Pavlovian fear conditioning has become an essential behavioral task in a wide array of neuroscience research avenues. Increasingly, researchers from a variety of fields of study are turning to fear conditioning tasks to probe for behavioral and cognitive phenotypes following pharmacological, genetic, and other experimental manipulations. Delay tone fear conditioning has become a widely used assay as it allows for the assessment of “hippocampus-independent” tone fear and “hippocampus-dependent” context fear in the same animal. The main advantage of this procedure is that these two different types of fear can be tested independently. However, accurate assessment of these two types of fear makes the assumption that one does not interact with and confound the measurement of the other.
In a tone fear conditioning procedure, fear is simultaneously acquired for both the tone and contextual cues. In delay tone conditioning, acquisition of tone fear has been shown to depend on synaptic plasticity of auditory inputs into the amygdala (Medina et al., 2002) Contextual fear acquisition depends on synaptic plasticity in the amygdala as well as additional neural substrates such as the hippocampus, which are thought to mediate the integration of multimodal cues into a “contextual representation” that can function as a conditional stimulus (CS) for amygdalar circuits (Kim and Fanselow, 1992; Maren and Fanselow, 1995). Context fear is assessed by returning the animal to the original training context for a “context test.” Tone fear is usually assessed by placing the animal in a distinctly different context where the tone is presented during a “tone test.” The primary behavioral measure of fear is the percentage of time an animal spends “freezing,” which is a species-specific defensive response in the rodent characterized by complete immobility. Differences in the level of freezing during tone presentations are used to infer alterations in the acquisition or expression of tone fear.
A critical unresolved issue in the measurement of tone fear is the extent to which baseline levels of freezing observed prior to tone presentation influences the measurement of tone freezing. Baseline freezing is usually driven by fear of the training context that has generalized to the testing chamber due to similarities between the two apparatuses. For this reason most researchers make the training and testing chambers as different as possible. The shift in context for the tone test attempts to isolate expression of tone fear by eliminating the expression of context fear. However, baseline fear is rarely reduced to zero, especially in mice which tend to show a higher degree of context generalization relative to rats.
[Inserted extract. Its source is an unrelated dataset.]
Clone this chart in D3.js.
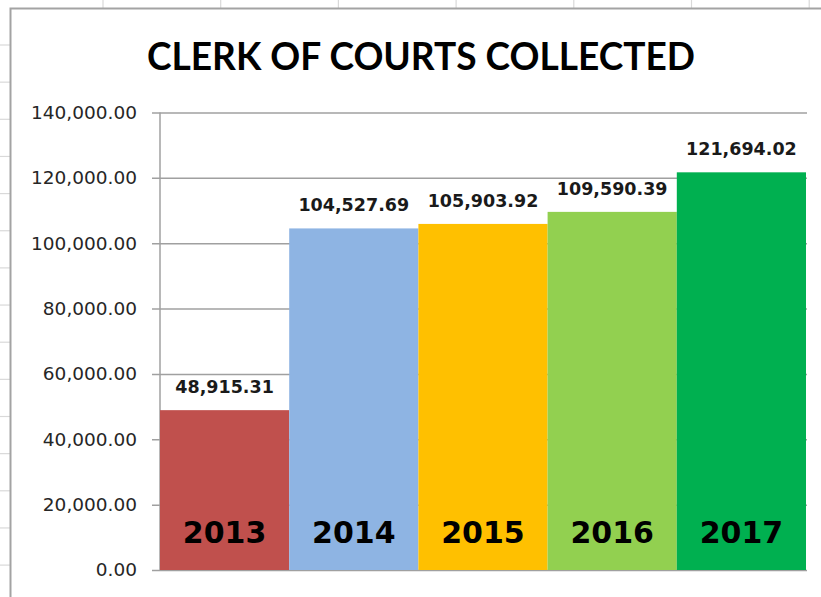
<!DOCTYPE html>
<html>
<head>
<meta charset="utf-8">
<script src="https://cdn.jsdelivr.net/npm/d3@7"></script>
<style>
  body { margin: 0; background: #ffffff; }
</style>
</head>
<body>
<div id="container"></div>
<script>
// chart values
let years = ["2013", "2014", "2015", "2016", "2017"];
let collected = [48915.31, 104527.69, 105903.92, 109590.39, 121694.02];
let barColors = ["#C0504D", "#8EB4E3", "#FFC000", "#92D050", "#00B050"];
let yTicks = [0, 20000, 40000, 60000, 80000, 100000, 120000, 140000];
let title = "CLERK OF COURTS COLLECTED";

let w = 821;
let h = 597;
let plotLeft = 160;
let plotRight = 806;
let plotTop = 112.5;
let plotBottom = 570;

let viz = d3.select("#container")
  .append("svg")
    .attr("width", w)
    .attr("height", h)
    .style("display", "block")
    .style("background-color", "#ffffff");

// spreadsheet cells behind the chart
let cellGroup = viz.append("g").attr("class", "cells");
for (let x = 103; x < w; x += 117.7) {
  cellGroup.append("line")
    .attr("x1", x).attr("x2", x)
    .attr("y1", 0).attr("y2", 9)
    .attr("stroke", "#d9d9d9").attr("stroke-width", 1.2);
}
for (let y = 45; y < h; y += 37.15) {
  cellGroup.append("line")
    .attr("x1", 0).attr("x2", 10)
    .attr("y1", y).attr("y2", y)
    .attr("stroke", "#d9d9d9").attr("stroke-width", 1.2);
}

// chart frame (right and bottom run off the picture)
viz.append("path")
  .attr("d", "M10.5," + h + " L10.5,8.5 L" + w + ",8.5")
  .attr("fill", "none")
  .attr("stroke", "#a3a3a3")
  .attr("stroke-width", 2);

// title
viz.append("text")
  .attr("x", 421)
  .attr("y", 70)
  .attr("text-anchor", "middle")
  .attr("textLength", 548)
  .attr("lengthAdjust", "spacingAndGlyphs")
  .style("font-family", "Lato, 'Open Sans', sans-serif")
  .style("font-weight", "bold")
  .style("font-size", "38px")
  .style("fill", "#000")
  .text(title);

let xScale = d3.scaleBand().domain(years).range([plotLeft, plotRight]).padding(0);
let yScale = d3.scaleLinear().domain([0, 140000]).range([plotBottom, plotTop]);

// y axis with gridlines
let yAxis = d3.axisLeft(yScale)
  .tickValues(yTicks)
  .tickSize(-(plotRight - plotLeft + 1))
  .tickPadding(23)
  .tickFormat(d3.format(",.2f"));

let yAxisGroup = viz.append("g").attr("class", "yAxisGroup")
  .attr("transform", "translate(" + plotLeft + ",0)")
  .call(yAxis);

yAxisGroup.select(".domain").remove();
yAxisGroup.selectAll(".tick line")
  .attr("x1", -8)
  .attr("stroke", "#a0a0a0")
  .attr("stroke-width", 1.5);
yAxisGroup.selectAll(".tick text")
  .style("font-family", "'DejaVu Sans', sans-serif")
  .style("font-size", "18.5px")
  .style("fill", "#262626");

// vertical axis line
viz.append("line")
  .attr("x1", plotLeft).attr("x2", plotLeft)
  .attr("y1", yScale(140000)).attr("y2", yScale(0))
  .attr("stroke", "#a0a0a0")
  .attr("stroke-width", 1.5);

let barData = years.map(function(y, i) {
  return { year: y, value: collected[i], color: barColors[i] };
});

let datagroups = viz.selectAll(".datagroup")
  .data(barData)
  .enter()
  .append("g")
  .attr("class", "datagroup");

datagroups.append("rect")
  .attr("x", function(d) { return xScale(d.year); })
  .attr("y", function(d) { return yScale(d.value); })
  .attr("width", xScale.bandwidth())
  .attr("height", function(d) { return yScale(0) - yScale(d.value); })
  .attr("fill", function(d) { return d.color; });

// value labels above bars
datagroups.append("text")
  .attr("x", function(d) { return xScale(d.year) + xScale.bandwidth() / 2; })
  .attr("y", function(d) { return yScale(d.value) - 17; })
  .attr("text-anchor", "middle")
  .style("font-family", "'DejaVu Sans', sans-serif")
  .style("font-weight", "bold")
  .style("font-size", "17.5px")
  .style("fill", "#1a1a1a")
  .text(function(d) { return d3.format(",.2f")(d.value); });

// year labels inside bars
datagroups.append("text")
  .attr("x", function(d) { return xScale(d.year) + xScale.bandwidth() / 2; })
  .attr("y", 543)
  .attr("text-anchor", "middle")
  .style("font-family", "'DejaVu Sans', sans-serif")
  .style("font-weight", "bold")
  .style("font-size", "30px")
  .style("fill", "#000")
  .text(function(d) { return d.year; });
</script>
</body>
</html>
Even though the use of fear conditioning has expanded exponentially in recent years, critical assumptions about baseline fear have remained untested and no standardized method of addressing differences in baseline fear has been developed. Researchers have used a variety of ways to report tone fear, making the results of many influential findings very difficult to interpret. A small selection of such examples include researchers that ignore baseline fear responses and do not report them (e.g. Gewirtz and Davis, 1997; Marsicano et al. 2002; Schafe et al. 2005; Han et al. 2007; Gogolla et al. 2009; Monfils et al. 2009), calculate tone fear by subtracting baseline freezing from tone freezing (e.g. Reijmers et al. 2007) or from inter-trial interval freezing (e.g. Huerta et al. 2000), or calculate tone fear using the Annau and Kamin (1961) suppression ratio (e.g. Shors et al. 2002; Bangasser et al. 2006). These concerns apply to virtually all fear conditioning methodologies, including fear potentiated startle, which uses a subtraction score based on the difference between baseline and cued responses (e.g. Gewirtz and Davis, 1997).
The purpose of the current study was to characterize the interaction between baseline and tone fear in mice, which have become an essential tool in current biomedical research. To do this, we conditioned two different levels of tone fear and then used post-training manipulations to produce a range of baseline freezing for the tone test. It should be noted that one assumption of our design, which is supported by the overall pattern of results, is that these post-training manipulations, such as extinction and additional US presentations did not influence the true level of tone fear. This approach provided a data set with quantitative gradations in both tone and baseline fear that could be used to assess the efficacy of four methods of reporting tone fear: absolute freezing level, ratio of tone to baseline freezing, subtraction of baseline freezing, and an adjusted score derived from using baseline freezing as a covariate in an analysis of covariance (ANCOVA).